ECONOMY

Bring back sweet subsidy

BELGRADE (Reuters) – Serbia’s trade minister said on Saturday the government had found no sign that the country’s sugar refiners had abused a European Union export scheme and that he hoped it would be restored after a three-month suspension. Brussels has put a temporary stop on the scheme for Serbia and Montenegro after claiming to have detected a scam involving fraudulent exports to the EU. Suspicions have been rife that some dealers have sold sugar to the EU at around $600 per ton, by re-exporting material bought on world markets at around $200. But the minister, Slobodan Milosavljevic, was quoted by the Beta news agency on Saturday as saying, «Out of 95 percent of sugar plants’ export deals examined so far, no abuses of the extended preferences have been found.» The EU introduced a special scheme in 2001 to help economic reconstruction under which western Balkan countries can export their sugar production to the EU free of duties and quotas.
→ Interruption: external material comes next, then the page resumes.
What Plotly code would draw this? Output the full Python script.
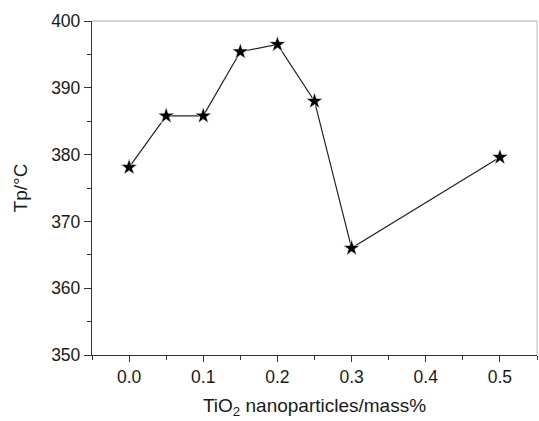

Milosavljevic said he believe the suspension was not imposed because of the origin of the sugar coming onto the EU market from Serbia, but because of large quantities involved. Since last September, Serbia has exported 180,000 tons of sugar to the EU while Serbia’s sugar plants had produced 250,000 tons, he said. Monthly domestic needs are estimated at 20,000 tons. «This data show that sugar plants in Serbia had an interest in importing sugar from sugar cane and selling it on the domestic market, and exporting to the EU sugar from sugar beet for double the price,» Milosavljevic said. He said a government commission would continue to monitor the sugar trade and that special measures had entered into effect to control the trade, such as giving EU certificates directly to sugar factories and imposing special taxes on sugar imports. Miodrag Kostic, head of MK Commerce which owns three of Serbia’s eight operating plants, said his company had not broken any sugar export regulations. «The European Commission decision will have enormously negative consequences for the state, the sugar factories, and the business partners from Italy and Greece who own several sugar plants in Serbia, but the hardest consequences will be felt by the farmers,» Kostic told Reuters. The government had agreed to subsidize the planting of 70,000 hectares (169,000 acres) to beet this year and farmers had planted 95,000 hectares, up 64 percent on 2002.